6.  Transferring assets to a non-arm’s length parties for less than fair market value in an attempt to defeat the CRA’s ability to collect is a bad idea.

If a tax debtor transfers money or property to a non-arm’s length party for less than fair market value, the CRA may assess the non-arm’s length party for an amount equal to the value of the money or property transferred less any amount given in return, pursuant to section 160 of the ITA and section 325 of the ETA.  Moreover, it is irrelevant whether the parties intended to defeat the tax debt, it is irrelevant whether the parties had knowledge of the tax debt, and there is no time limit on these types of assessments.

If a tax debtor transfers money or property to a non-arm's length party for less than fair market value, the CRA may assess the non-arm's length party for an amount equal to the value of the money or property transferred less any amount given in return.

A common section 160 application is where a spouse (the “transferor”) transfers his interest in the family home to the other spouse (the “transferee”), leaving the transferor with no assets for the CRA to seize.  In these circumstances, the CRA may attempt to use section 160 to assess the transferee for an amount equal to the lesser of the value of the one-half interest in the family home and the transferor’s tax debt.

7.  Paying an amount in dispute can reduce your legal fees.
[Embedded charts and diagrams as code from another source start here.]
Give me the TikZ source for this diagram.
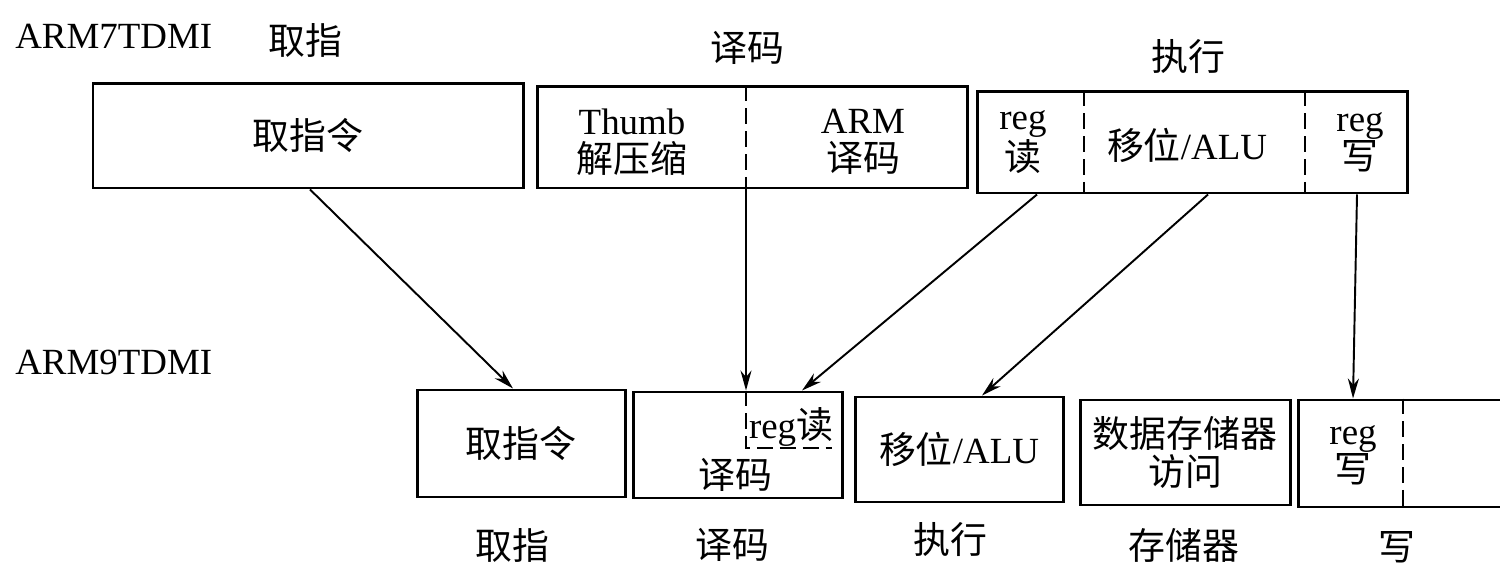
\documentclass[tikz,border=0pt]{standalone}
\usepackage{fontspec}
\setmainfont{Liberation Serif}
\newfontfamily\cjk{Noto Sans CJK SC}
\newcommand{\zh}[1]{{\cjk #1}}
\usetikzlibrary{arrows.meta}

\begin{document}
\begin{tikzpicture}[>={Stealth[length=4mm,width=2.2mm]},
  font=\fontsize{21}{21.5}\selectfont,
  stage/.style={draw, line width=1.7pt, inner sep=0pt, align=center},
  lbl/.style={inner sep=0pt, align=center},
  sep/.style={line width=1.1pt, dash pattern=on 9pt off 4pt},
  flow/.style={->, line width=1.1pt}]

\clip (0,0) rectangle (30,-11.3);

% ARM7TDMI
\node[lbl, anchor=west] (arm7) at (0.3,-0.72) {ARM7TDMI};
\node[lbl] (t7fetch) at (6.1,-0.8) {\zh{取指}};
\node[lbl] (t7decode) at (14.94,-0.96) {\zh{译码}};
\node[lbl] (t7exec) at (23.76,-1.14) {\zh{执行}};

\node[stage, minimum width=8.6cm, minimum height=2.08cm] (fetch7) at (6.16,-2.72) {\zh{取指令}};
\node[stage, minimum width=8.6cm, minimum height=2.02cm] (decode7) at (15.04,-2.75) {};
\node[stage, minimum width=8.6cm, minimum height=2.02cm] (exec7) at (23.84,-2.85) {};

\draw[sep] ([xshift=-0.12cm]decode7.north) -- ([xshift=-0.12cm]decode7.south);
\draw[sep] ([xshift=-2.16cm]exec7.north) -- ([xshift=-2.16cm]exec7.south);
\draw[sep] ([xshift=2.26cm]exec7.north) -- ([xshift=2.26cm]exec7.south);

\node[lbl] (thumb7) at (12.64,-2.84) {Thumb\\\zh{解压缩}};
\node[lbl] (arm7dec) at (17.26,-2.84) {ARM\\\zh{译码}};
\node[lbl] (rdreg7) at (20.46,-2.84) {reg\\\zh{读}};
\node[lbl] (alu7) at (23.74,-2.9) {\zh{移位}/ALU};
\node[lbl] (wrreg7) at (27.2,-2.84) {reg\\\zh{写}};

% ARM9TDMI
\node[lbl, anchor=west] (arm9) at (0.3,-7.24) {ARM9TDMI};

\node[stage, minimum width=4.16cm, minimum height=2.14cm] (fetch9) at (10.42,-8.87) {\zh{取指令}};
\node[stage, minimum width=4.18cm, minimum height=2.12cm] (decode9) at (14.75,-8.9) {};
\node[stage, minimum width=4.16cm, minimum height=2.1cm] (exec9) at (19.18,-8.99) {\zh{移位}/ALU};
\node[stage, minimum width=4.2cm, minimum height=2.1cm] (mem9) at (23.7,-9.05) {\zh{数据存储器}\\\zh{访问}};
\node[stage, minimum width=5.24cm, minimum height=2.14cm] (write9) at (28.58,-9.07) {};

\draw[sep] ([xshift=0.17cm]decode9.north) |- ([xshift=-0.24cm,yshift=-0.06cm]decode9.east);
\draw[sep] ([xshift=-0.52cm]write9.north) -- ([xshift=-0.52cm]write9.south);

\node[lbl] (rdreg9) at (15.82,-8.54) {reg\zh{读}};
\node[lbl] (dec9) at (14.7,-9.5) {\zh{译码}};
\node[lbl] (wrreg9) at (27.06,-9.1) {reg\\\zh{写}};

\node[lbl] (t9fetch) at (10.24,-10.9) {\zh{取指}};
\node[lbl] (t9decode) at (14.64,-10.9) {\zh{译码}};
\node[lbl] (t9exec) at (19.0,-10.8) {\zh{执行}};
\node[lbl] (t9mem) at (23.68,-10.9) {\zh{存储器}};
\node[lbl] (t9write) at (27.94,-10.94) {\zh{写}};

% Mapping
\draw[flow] ([xshift=0.04cm]fetch7.south) -- ([xshift=-0.16cm]fetch9.north);
\draw[flow] ([xshift=-0.12cm]decode7.south) -- ([xshift=0.17cm]decode9.north);
\draw[flow] ([xshift=-3.1cm]exec7.south) -- ([xshift=1.29cm]decode9.north);
\draw[flow] ([xshift=0.32cm]exec7.south) -- ([xshift=0.46cm]exec9.north);
\draw[flow] ([xshift=3.3cm]exec7.south) -- ([xshift=-1.52cm]write9.north);

\end{tikzpicture}
\end{document}
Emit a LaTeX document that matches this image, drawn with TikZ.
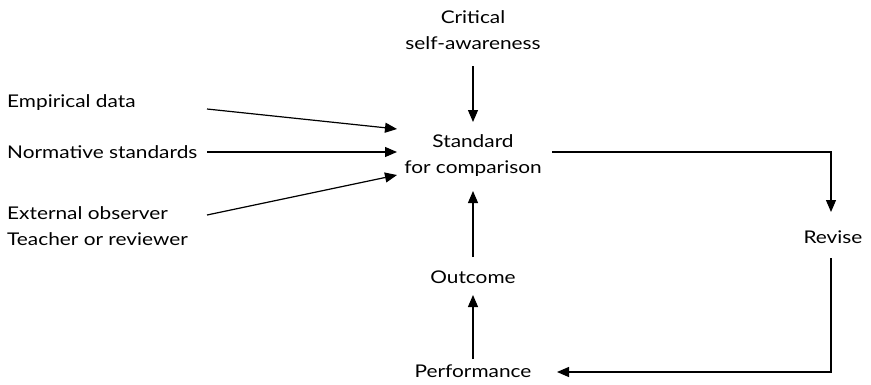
\documentclass[tikz,border=0pt]{standalone}
\usepackage{fontspec}
\setmainfont{Lato}[FakeStretch=1.19]
\usetikzlibrary{arrows.meta}
\begin{document}
\begin{tikzpicture}[x=1pt,y=-1pt,
  lbl/.style={inner sep=0pt,font=\fontsize{17.5}{26}\selectfont,align=center},
  conn/.style={line width=1.2pt,-{Triangle[length=12pt,width=10pt]}}]
\useasboundingbox (0,0) rectangle (871,384);
% text nodes
\node[lbl] (crit) at (473,30) {Critical\\self-awareness};
\node[lbl] (std) at (473,156) {Standard\\for comparison};
\node[lbl,anchor=west] (emp) at (7,103) {Empirical data};
\node[lbl,anchor=west] (norm) at (7,152) {Normative standards};
\node[lbl,anchor=west,align=left] (ext) at (7,226) {External observer\\Teacher or reviewer};
\node[lbl] (rev) at (833,237) {Revise};
\node[lbl] (out) at (473,277) {Outcome};
\node[lbl] (perf) at (473,371) {Performance};
% connector ends
\coordinate (empS) at (207,109);
\coordinate (normS) at (207,152);
\coordinate (extS) at (207,215);
\coordinate (stdA) at (397,129);
\coordinate (stdB) at (397,152);
\coordinate (stdC) at (397,175);
\coordinate (critS) at (473,66);
\coordinate (stdT) at (473,122);
\coordinate (stdR) at (552,152);
\coordinate (corner1) at (831,152);
\coordinate (revT) at (831,212);
\coordinate (revB) at (831,258);
\coordinate (corner2) at (831,372);
\coordinate (perfR) at (557,372);
\coordinate (perfT) at (473,359);
\coordinate (outB) at (473,295);
\coordinate (outT) at (473,257);
\coordinate (stdBot) at (473,191);
% connectors
\draw[conn] (empS) -- (stdA);
\draw[conn] (normS) -- (stdB);
\draw[conn] (extS) -- (stdC);
\draw[conn] (critS) -- (stdT);
\draw[conn] (stdR) -- (corner1) -- (revT);
\draw[conn] (revB) -- (corner2) -- (perfR);
\draw[conn] (perfT) -- (outB);
\draw[conn] (outT) -- (stdBot);
\end{tikzpicture}
\end{document}
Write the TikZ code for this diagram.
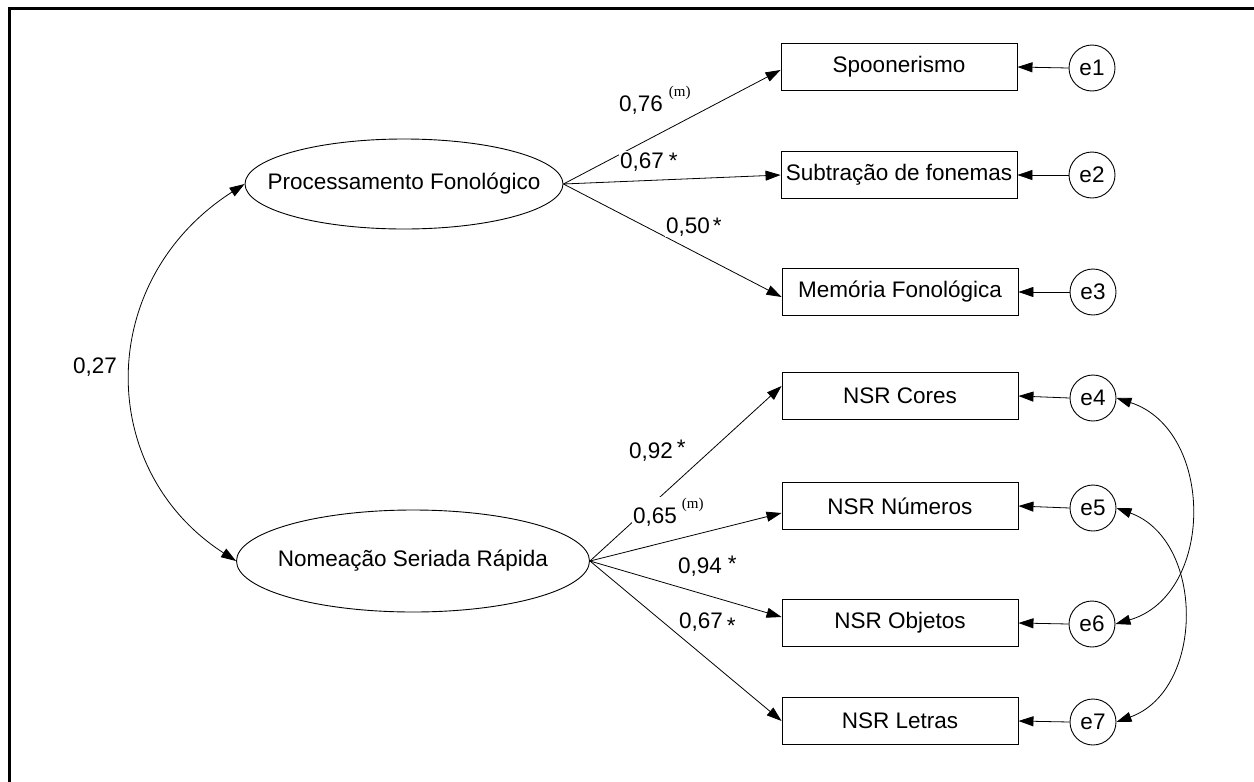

If the CRA’s ability to collect is not restricted, the CRA Collection Department will call our firm to demand payment, demand financial information (e.g., account receivable listings), and threaten collection action.  We regularly negotiate payment arrangements with the CRA and protect our clients’ interests.  However, negotiating payment arrangements and defending against demands for information (especially if the CRA’s ability to collect is not restricted and the law is not on our side) is difficult, time consuming, and frustrating.

In addition, negotiating payment arrangements with the CRA Collection Department is not our favourite pastime and we believe that our legal expertise can be put to better use.  We would prefer to focus our attention – and our clients’ resources – on defeating the underlying assessment.